If you've never heard of Orestes Brownson, you're in good company; the 19th-century thinker, man of letters, and controversialist was influential in his time but has been all but forgotten since his death in 1876.* Brownson recently came to my attention when I re-read Christopher Lasch's THE TRUE AND ONLY HEAVEN, a book in which Brownson features as an example of a neglected strain of American "republican" thinking (mixed with what Lasch called Brownson's "Christian radicalism"). Entirely by coincidence, I then happened across an article about Brownson by Scott Yenor (at the Claremont Review of Books), heralding a new Brownson biography (SEEKING THE TRUTH, by Robert Reinsch).
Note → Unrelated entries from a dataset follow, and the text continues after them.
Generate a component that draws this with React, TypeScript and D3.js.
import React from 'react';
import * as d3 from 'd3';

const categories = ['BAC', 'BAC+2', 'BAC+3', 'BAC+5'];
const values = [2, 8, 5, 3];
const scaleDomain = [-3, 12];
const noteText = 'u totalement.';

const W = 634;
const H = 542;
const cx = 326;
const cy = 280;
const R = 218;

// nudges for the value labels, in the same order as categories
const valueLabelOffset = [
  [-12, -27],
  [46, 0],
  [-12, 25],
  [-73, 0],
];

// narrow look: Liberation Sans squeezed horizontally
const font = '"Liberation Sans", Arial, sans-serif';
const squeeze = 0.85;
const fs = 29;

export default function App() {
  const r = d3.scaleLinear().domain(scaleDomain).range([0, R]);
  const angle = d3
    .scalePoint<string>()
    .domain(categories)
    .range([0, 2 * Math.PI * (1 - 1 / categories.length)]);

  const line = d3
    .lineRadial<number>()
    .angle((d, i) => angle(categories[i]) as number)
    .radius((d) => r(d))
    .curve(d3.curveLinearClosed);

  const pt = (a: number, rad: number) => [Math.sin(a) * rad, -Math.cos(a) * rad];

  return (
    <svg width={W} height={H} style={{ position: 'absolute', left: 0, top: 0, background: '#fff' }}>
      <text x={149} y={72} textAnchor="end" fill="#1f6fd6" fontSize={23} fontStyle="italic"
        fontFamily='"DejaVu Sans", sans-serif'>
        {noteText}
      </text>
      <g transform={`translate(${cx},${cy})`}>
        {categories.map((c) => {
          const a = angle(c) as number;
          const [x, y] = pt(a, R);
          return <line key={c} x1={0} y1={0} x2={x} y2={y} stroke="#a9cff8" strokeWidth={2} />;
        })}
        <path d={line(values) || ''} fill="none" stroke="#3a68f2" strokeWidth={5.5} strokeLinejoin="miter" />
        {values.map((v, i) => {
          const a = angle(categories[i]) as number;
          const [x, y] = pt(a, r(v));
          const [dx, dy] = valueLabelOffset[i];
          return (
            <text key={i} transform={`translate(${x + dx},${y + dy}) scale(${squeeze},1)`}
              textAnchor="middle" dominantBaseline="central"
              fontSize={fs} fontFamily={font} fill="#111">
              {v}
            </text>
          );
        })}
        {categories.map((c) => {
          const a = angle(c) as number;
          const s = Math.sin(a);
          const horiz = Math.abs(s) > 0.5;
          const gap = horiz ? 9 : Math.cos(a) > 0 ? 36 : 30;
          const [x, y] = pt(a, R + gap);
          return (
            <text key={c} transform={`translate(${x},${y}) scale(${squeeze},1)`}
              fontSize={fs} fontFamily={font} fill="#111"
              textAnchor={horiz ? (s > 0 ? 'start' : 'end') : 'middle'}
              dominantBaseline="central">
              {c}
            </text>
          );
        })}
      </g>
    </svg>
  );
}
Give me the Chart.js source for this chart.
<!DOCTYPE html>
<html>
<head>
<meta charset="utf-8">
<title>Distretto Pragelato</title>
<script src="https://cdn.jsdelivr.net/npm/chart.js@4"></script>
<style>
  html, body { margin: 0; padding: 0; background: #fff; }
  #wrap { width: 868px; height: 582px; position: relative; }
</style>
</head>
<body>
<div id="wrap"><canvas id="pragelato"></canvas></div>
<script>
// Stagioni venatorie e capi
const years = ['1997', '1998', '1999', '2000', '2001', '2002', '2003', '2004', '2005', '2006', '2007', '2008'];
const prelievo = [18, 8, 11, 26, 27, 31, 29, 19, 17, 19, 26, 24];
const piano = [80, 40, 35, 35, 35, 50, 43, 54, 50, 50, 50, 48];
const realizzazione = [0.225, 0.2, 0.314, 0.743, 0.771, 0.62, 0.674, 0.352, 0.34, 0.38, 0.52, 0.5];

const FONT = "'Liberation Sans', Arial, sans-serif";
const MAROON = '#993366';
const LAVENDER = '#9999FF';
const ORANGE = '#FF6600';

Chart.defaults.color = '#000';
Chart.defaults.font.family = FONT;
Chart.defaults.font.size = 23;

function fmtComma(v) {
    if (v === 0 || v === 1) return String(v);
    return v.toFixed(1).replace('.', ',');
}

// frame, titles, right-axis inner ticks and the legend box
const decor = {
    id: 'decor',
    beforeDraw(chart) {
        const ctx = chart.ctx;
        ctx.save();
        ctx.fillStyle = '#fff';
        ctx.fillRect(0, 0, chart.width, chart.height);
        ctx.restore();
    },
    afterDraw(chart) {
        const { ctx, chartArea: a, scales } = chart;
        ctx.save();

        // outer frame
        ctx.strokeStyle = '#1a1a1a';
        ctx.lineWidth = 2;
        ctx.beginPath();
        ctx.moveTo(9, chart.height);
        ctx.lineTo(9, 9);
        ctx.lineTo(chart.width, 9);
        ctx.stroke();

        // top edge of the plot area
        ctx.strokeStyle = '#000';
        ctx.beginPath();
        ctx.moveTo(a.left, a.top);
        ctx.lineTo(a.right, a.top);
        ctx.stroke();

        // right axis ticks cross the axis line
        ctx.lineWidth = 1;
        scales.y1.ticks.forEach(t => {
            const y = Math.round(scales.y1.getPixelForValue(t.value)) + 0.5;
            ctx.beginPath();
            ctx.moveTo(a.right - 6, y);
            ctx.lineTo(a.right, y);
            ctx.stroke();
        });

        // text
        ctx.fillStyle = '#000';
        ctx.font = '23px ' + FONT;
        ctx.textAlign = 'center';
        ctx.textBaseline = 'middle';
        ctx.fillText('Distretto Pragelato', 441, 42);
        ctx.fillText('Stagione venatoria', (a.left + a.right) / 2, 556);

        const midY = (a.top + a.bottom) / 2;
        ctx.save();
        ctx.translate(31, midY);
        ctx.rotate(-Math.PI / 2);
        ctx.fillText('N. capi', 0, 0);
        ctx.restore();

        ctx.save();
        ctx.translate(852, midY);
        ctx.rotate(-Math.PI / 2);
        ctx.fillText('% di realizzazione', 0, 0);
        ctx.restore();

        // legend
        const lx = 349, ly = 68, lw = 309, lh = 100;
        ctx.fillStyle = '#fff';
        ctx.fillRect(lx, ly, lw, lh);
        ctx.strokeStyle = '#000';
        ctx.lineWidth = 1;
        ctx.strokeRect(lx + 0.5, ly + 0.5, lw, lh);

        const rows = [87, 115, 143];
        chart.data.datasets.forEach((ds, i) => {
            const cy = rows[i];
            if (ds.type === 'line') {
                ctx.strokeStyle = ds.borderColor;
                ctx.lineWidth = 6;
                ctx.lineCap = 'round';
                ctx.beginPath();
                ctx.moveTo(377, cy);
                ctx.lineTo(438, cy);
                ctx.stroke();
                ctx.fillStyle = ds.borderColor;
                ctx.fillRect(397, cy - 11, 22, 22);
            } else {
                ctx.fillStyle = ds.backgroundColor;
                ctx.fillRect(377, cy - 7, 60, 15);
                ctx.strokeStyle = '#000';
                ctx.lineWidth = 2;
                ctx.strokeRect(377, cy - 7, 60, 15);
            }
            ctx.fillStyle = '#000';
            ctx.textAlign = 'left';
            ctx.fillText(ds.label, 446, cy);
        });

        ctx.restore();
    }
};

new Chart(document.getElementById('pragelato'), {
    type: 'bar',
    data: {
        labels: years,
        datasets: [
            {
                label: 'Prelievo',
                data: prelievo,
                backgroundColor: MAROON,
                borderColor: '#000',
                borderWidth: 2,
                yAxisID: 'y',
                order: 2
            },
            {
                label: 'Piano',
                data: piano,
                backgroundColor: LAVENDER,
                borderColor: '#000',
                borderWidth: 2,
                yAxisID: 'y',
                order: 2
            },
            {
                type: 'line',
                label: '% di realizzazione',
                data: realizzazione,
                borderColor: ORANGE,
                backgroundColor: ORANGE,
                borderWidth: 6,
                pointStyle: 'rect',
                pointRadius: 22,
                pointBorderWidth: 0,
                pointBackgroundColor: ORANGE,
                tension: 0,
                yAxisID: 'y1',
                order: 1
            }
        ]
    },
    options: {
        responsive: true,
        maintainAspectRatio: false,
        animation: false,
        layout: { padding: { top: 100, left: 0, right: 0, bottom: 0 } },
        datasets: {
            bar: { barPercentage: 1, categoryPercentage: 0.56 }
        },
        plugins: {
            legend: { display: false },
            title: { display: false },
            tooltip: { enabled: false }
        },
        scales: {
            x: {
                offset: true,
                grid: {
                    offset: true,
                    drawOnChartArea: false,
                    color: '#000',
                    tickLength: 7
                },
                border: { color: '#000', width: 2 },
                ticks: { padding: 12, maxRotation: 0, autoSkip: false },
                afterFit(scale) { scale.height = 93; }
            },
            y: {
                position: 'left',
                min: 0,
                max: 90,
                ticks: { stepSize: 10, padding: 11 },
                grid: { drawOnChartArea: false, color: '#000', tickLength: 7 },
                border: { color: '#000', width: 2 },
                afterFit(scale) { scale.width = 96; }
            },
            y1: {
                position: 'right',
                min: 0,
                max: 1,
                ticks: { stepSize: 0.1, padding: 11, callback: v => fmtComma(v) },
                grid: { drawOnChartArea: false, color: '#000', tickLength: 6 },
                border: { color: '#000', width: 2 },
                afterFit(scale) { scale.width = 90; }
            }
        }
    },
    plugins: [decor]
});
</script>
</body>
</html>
According to Scott Yenor, "Orestes Brownson (1803-1876) spent 50 years thinking through the tensions between the American experiment and modernity." Brownson's intellectual journey saw him embrace, at various times, Unitarianism, Transcendentalism, Robert Owen's utopianism, and finally Roman Catholicism. As Yenor explains:
The young Brownson advocated emancipation from religious authority, the total separation of church and state, and undercutting religious claims by scientific discoveries. Such reformation served the advancement of man’s empire over nature, including human nature. The “richest gift” God bestowed on man, contended this young Brownson, was the “capacity for Progress.” “Progress” meant human control over fate—our reshaping the world to fit our ever changing, ever growing ambitions and thirst for democratic justice.
Youth is the time for idealism, but age brings (if we're lucky) a certain chastened wisdom:
Though his zeal for social reform never wavered, Brownson changed his mind about the modern regime’s ends...Brownson believed certain elements of the modern regime were inimical to human flourishing. Protestantism's embrace of individualism, modern democracy’s assertion of indefinite human power over the moral and physical world, and consensual government's continual remaking of the civil order all combined to uproot the citizen, leaving him at the mercy of his own fallen nature.
Modernity has never lacked for confidence in its ability to remake all sorts of things, a confidence best expressed by Thomas Paine's "We have it in our power to begin the world over again." (The fact that MSNBC's Chris Matthews is fond of invoking that assertion should be enough to mark its absurdity.) Modernity's "creative destruction" has been rampant for the past three centuries, and the results to date have been mixed, to say the least.
In Yenor's telling, Orestes Brownson believed that Checking modernity's destructive tendencies required: reverence for restraints of the sort found in America’s Constitution; informal and social checks on government's power; adherence to the inviolable liberty of the human person with respect to belief and property; and an understanding of the ends individual liberty serves.
Above all, Yenor emphasizes Brownson's turn to religion:
The mature Brownson—in what seems a direct rebuke to his earlier self—held that “the mad effort to separate progress from religion…has rendered modern Liberalism everywhere destructive, and everywhere a failure.” Though he retained his understanding of progress and civilization, he became convinced that they were inseparable from religious authority.
That aside, you don't have to be born again to recognize that modernity isn't all it's been cracked up to be or to question whether whatever we've gained in the transition from pre-modern to post-modern outweighs all that we've lost. Orestes Brownson may seem an archaic relic from the distant past, but his concerns about our civic health are as timely today as ever; after all, when the dust settles from the current administration's downfall, we will have a republic to rebuild and a polity to reconcile.